→ **What is required**: Repeat exactly the lines running from the first line of the data to the line containing "(3,5) rectangle (1167,858);", both ends included, and nothing else; drop the pictures.

→ **Given material**:

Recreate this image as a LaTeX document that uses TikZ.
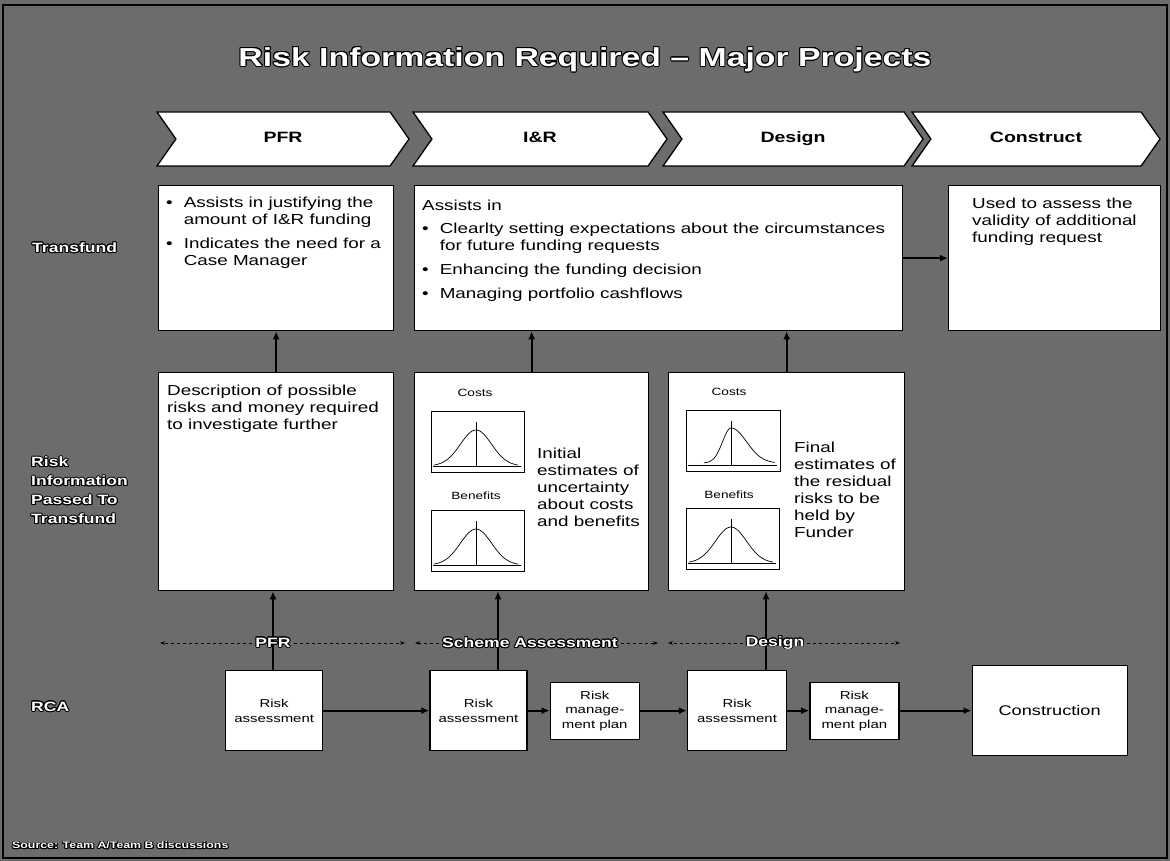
\documentclass[tikz,border=0pt]{standalone}
\usepackage{fontspec}
\setmainfont{Liberation Sans}[FakeStretch=1.3]
\usepackage{contour}
\contourlength{0.9pt}
\usepackage{tikz}
\usetikzlibrary{
  arrows.meta,
  positioning,
  shapes.symbols,
}
\tikzstyle{arrow} = [
  -{Latex[length=8pt,width=7pt]},
  line width=1.8pt,
  black,
]
\tikzstyle{span} = [
  -{Stealth[length=5pt]},
  dashed,
  line width=0.9pt,
  black,
]
\tikzstyle{infobox} = [draw,rectangle,fill=white,line width=1.3pt,anchor=north west,inner sep=0pt]
\tikzstyle{stepbox} = [draw,rectangle,fill=white,line width=1.3pt,align=center,inner sep=0pt,font=\fontsize{11.5}{14.5}\selectfont]
\tikzstyle{phase} = [draw,signal,signal from=west,signal to=east,signal pointer angle=110,fill=white,line width=1.3pt,minimum height=54pt,inner sep=0pt,text height=11pt,text depth=3pt,font=\bfseries\fontsize{15}{18}\selectfont]
\tikzstyle{bodytext} = [anchor=north west,align=left,inner sep=0pt,font=\fontsize{14.5}{17}\selectfont]
\tikzstyle{rowlabel} = [anchor=west,align=left,inner sep=0pt,text=white,font=\bfseries\fontsize{13.5}{19}\selectfont]
\tikzstyle{stagelabel} = [inner sep=3pt,text=white,font=\bfseries\fontsize{13.5}{16}\selectfont]
\tikzstyle{chartlabel} = [inner sep=0pt,font=\fontsize{10.5}{12}\selectfont]
\definecolor{scangray}{RGB}{108,108,108}

\begin{document}
\begin{tikzpicture}[x=1pt,y=-1pt,node distance=0pt and 0pt]
  \useasboundingbox (0,0) rectangle (1170,861);
  \fill[scangray] (0,0) rectangle (1170,861);
  \draw[line width=2pt] (3,5) rectangle (1167,858);

  % title and phases
  \node[text=white,font=\bfseries\fontsize{26}{30}\selectfont] (title) at (585,60) {\contour{black}{Risk Information Required – Major Projects}};
  \node[phase,minimum width=252pt] (phpfr)    at (283,139)  {PFR};
  \node[phase,minimum width=254pt] (phir)     at (540,139)  {I\&R};
  \node[phase,minimum width=260pt] (phdesign) at (793,139)  {Design};
  \node[phase,minimum width=248pt] (phcons)   at (1036,139) {Construct};

  % row labels
  \node[rowlabel] (lbltransfund) at (32,248) {\contour{black}{Transfund}};
  \node[rowlabel] (lblriskinfo)  at (31,491) {\contour{black}{Risk}\\\contour{black}{Information}\\\contour{black}{Passed To}\\\contour{black}{Transfund}};
  \node[rowlabel] (lblrca)       at (31,707) {\contour{black}{RCA}};

  % Transfund row
  \node[infobox,minimum width=235pt,minimum height=145pt] (pfrtop) at (158,185) {};
  \node[infobox,minimum width=488pt,minimum height=145pt] (irtop)  at (414,185) {};
  \node[infobox,minimum width=212pt,minimum height=145pt] (constop) at (948,185) {};
  \node[bodytext] (pfrtoptext) at (166,195) {\begin{tabular}{@{}l@{\hspace{11pt}}l@{}}
    \textbullet & Assists in justifying the\\
                & amount of I\&R funding\\[7pt]
    \textbullet & Indicates the need for a\\
                & Case Manager
  \end{tabular}};
  \node[bodytext] (irtoptext) at (422,198) {\begin{tabular}{@{}l@{\hspace{11pt}}l@{}}
    \multicolumn{2}{@{}l@{}}{Assists in}\\[6pt]
    \textbullet & Clearlty setting expectations about the circumstances\\
                & for future funding requests\\[7pt]
    \textbullet & Enhancing the funding decision\\[7pt]
    \textbullet & Managing portfolio cashflows
  \end{tabular}};
  \node[bodytext] (constoptext) at (972,198) {Used to assess the\\validity of additional\\funding request};
  \draw[arrow] (irtop.east) -- (constop.west);

  % risk information row
  \node[infobox,minimum width=235pt,minimum height=218pt] (pfrmid) at (158,372) {};
  \node[infobox,minimum width=234pt,minimum height=218pt] (irmid)  at (414,372) {};
  \node[infobox,minimum width=236pt,minimum height=218pt] (desmid) at (668,372) {};
  \node[bodytext] (pfrmidtext) at (167,385) {Description of possible\\risks and money required\\to investigate further};
  \node[bodytext,anchor=west] (irmidtext)  at (537,487) {Initial\\estimates of\\uncertainty\\about costs\\and benefits};
  \node[bodytext,anchor=west] (desmidtext) at (794,490) {Final\\estimates of\\the residual\\risks to be\\held by\\Funder};
  \node[chartlabel] (ircosts)  at (475,393) {Costs};
  \node[chartlabel] (irbens)   at (476,496) {Benefits};
  \node[chartlabel] (descosts) at (729,392) {Costs};
  \node[chartlabel] (desbens)  at (729,495) {Benefits};
  \foreach \cx/\cy in {476/466, 476/565, 731/563} {
    \draw[line width=0.8pt] (\cx-45,\cy-55) rectangle (\cx+48,\cy+6);
    \draw[line width=0.7pt] (\cx-43,\cy) -- (\cx+45,\cy);
    \draw[line width=0.7pt] (\cx,\cy) -- (\cx,\cy-44);
    \draw[line width=0.7pt] plot[domain=-42:42,samples=60,smooth] ({\cx+\x},{\cy-36*exp(-(\x/22)^2)});
  }
  \draw[line width=0.8pt] (686,410) rectangle (780,471);
  \draw[line width=0.7pt] (688,465) -- (777,465);
  \draw[line width=0.7pt] (731,465) -- (731,421);
  \draw[line width=0.7pt] plot[domain=-27:0,samples=30,smooth] ({731+\x},{463-35*exp(-(\x/12)^2)})
    -- plot[domain=0:44,samples=40,smooth] ({731+\x},{463-35*exp(-(\x/22)^2)});

  \draw[arrow] (pfrmid.north) -- (pfrtop.south);
  \draw[arrow] (irmid.north) -- (irmid.north |- irtop.south);
  \draw[arrow] (desmid.north) -- (desmid.north |- irtop.south);

  % RCA row
  \node[stepbox,anchor=north west,minimum width=97pt,minimum height=80pt] (ra1) at (225,670) {Risk\\assessment};
  \node[stepbox,minimum width=97pt,minimum height=80pt]  (ra2)  [right=106pt of ra1]  {Risk\\assessment};
  \node[stepbox,minimum width=89pt,minimum height=57pt]  (rmp1) [right=22pt of ra2]   {Risk\\manage-\\ment plan};
  \node[stepbox,minimum width=99pt,minimum height=80pt]  (ra3)  [right=47pt of rmp1]  {Risk\\assessment};
  \node[stepbox,minimum width=89pt,minimum height=57pt]  (rmp2) [right=22pt of ra3]   {Risk\\manage-\\ment plan};
  \node[stepbox,minimum width=155pt,minimum height=90pt,font=\fontsize{14}{17}\selectfont] (cons) [right=72pt of rmp2] {Construction};
  \draw[arrow] (ra1) -- (ra2);
  \draw[arrow] (ra2) -- (rmp1);
  \draw[arrow] (rmp1) -- (ra3);
  \draw[arrow] (ra3) -- (rmp2);
  \draw[arrow] (rmp2) -- (cons);

  % stages
  \coordinate (vpfr)    at (273,643);
  \coordinate (vscheme) at (498,643);
  \coordinate (vdesign) at (766,643);
  \draw[arrow] (vpfr |- ra1.north) -- (vpfr |- pfrmid.south);
  \draw[arrow] (vscheme |- ra2.north) -- (vscheme |- irmid.south);
  \draw[arrow] (vdesign |- ra3.north) -- (vdesign |- desmid.south);
  \node[stagelabel] (lblpfr)    at (273,643) {\contour{black}{PFR}};
  \node[stagelabel] (lblscheme) at (530,643) {\contour{black}{Scheme Assessment}};
  \node[stagelabel] (lbldesign) at (775,643) {\contour{black}{Design}};
  \coordinate (spfra) at (160,643);
  \coordinate (spfrb) at (405,643);
  \coordinate (sscha) at (415,643);
  \coordinate (sschb) at (658,643);
  \coordinate (sdesa) at (668,643);
  \coordinate (sdesb) at (900,643);
  \draw[span] (lblpfr.west) -- (spfra);
  \draw[span] (lblpfr.east) -- (spfrb);
  \draw[span] (lblscheme.west) -- (sscha);
  \draw[span] (lblscheme.east) -- (sschb);
  \draw[span] (lbldesign.west) -- (sdesa);
  \draw[span] (lbldesign.east) -- (sdesb);

  \node[anchor=west,inner sep=0pt,text=white,font=\bfseries\fontsize{9.5}{11}\selectfont] (source) at (12,846) {\contour{black}{Source: Team A/Team B discussions}};
\end{tikzpicture}
\end{document}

→ **Exercise solution**:
Recreate this image as a LaTeX document that uses TikZ.
\documentclass[tikz,border=0pt]{standalone}
\usepackage{fontspec}
\setmainfont{Liberation Sans}[FakeStretch=1.3]
\usepackage{contour}
\contourlength{0.9pt}
\usepackage{tikz}
\usetikzlibrary{
  arrows.meta,
  positioning,
  shapes.symbols,
}
\tikzstyle{arrow} = [
  -{Latex[length=8pt,width=7pt]},
  line width=1.8pt,
  black,
]
\tikzstyle{span} = [
  -{Stealth[length=5pt]},
  dashed,
  line width=0.9pt,
  black,
]
\tikzstyle{infobox} = [draw,rectangle,fill=white,line width=1.3pt,anchor=north west,inner sep=0pt]
\tikzstyle{stepbox} = [draw,rectangle,fill=white,line width=1.3pt,align=center,inner sep=0pt,font=\fontsize{11.5}{14.5}\selectfont]
\tikzstyle{phase} = [draw,signal,signal from=west,signal to=east,signal pointer angle=110,fill=white,line width=1.3pt,minimum height=54pt,inner sep=0pt,text height=11pt,text depth=3pt,font=\bfseries\fontsize{15}{18}\selectfont]
\tikzstyle{bodytext} = [anchor=north west,align=left,inner sep=0pt,font=\fontsize{14.5}{17}\selectfont]
\tikzstyle{rowlabel} = [anchor=west,align=left,inner sep=0pt,text=white,font=\bfseries\fontsize{13.5}{19}\selectfont]
\tikzstyle{stagelabel} = [inner sep=3pt,text=white,font=\bfseries\fontsize{13.5}{16}\selectfont]
\tikzstyle{chartlabel} = [inner sep=0pt,font=\fontsize{10.5}{12}\selectfont]
\definecolor{scangray}{RGB}{108,108,108}

\begin{document}
\begin{tikzpicture}[x=1pt,y=-1pt,node distance=0pt and 0pt]
  \useasboundingbox (0,0) rectangle (1170,861);
  \fill[scangray] (0,0) rectangle (1170,861);
  \draw[line width=2pt] (3,5) rectangle (1167,858);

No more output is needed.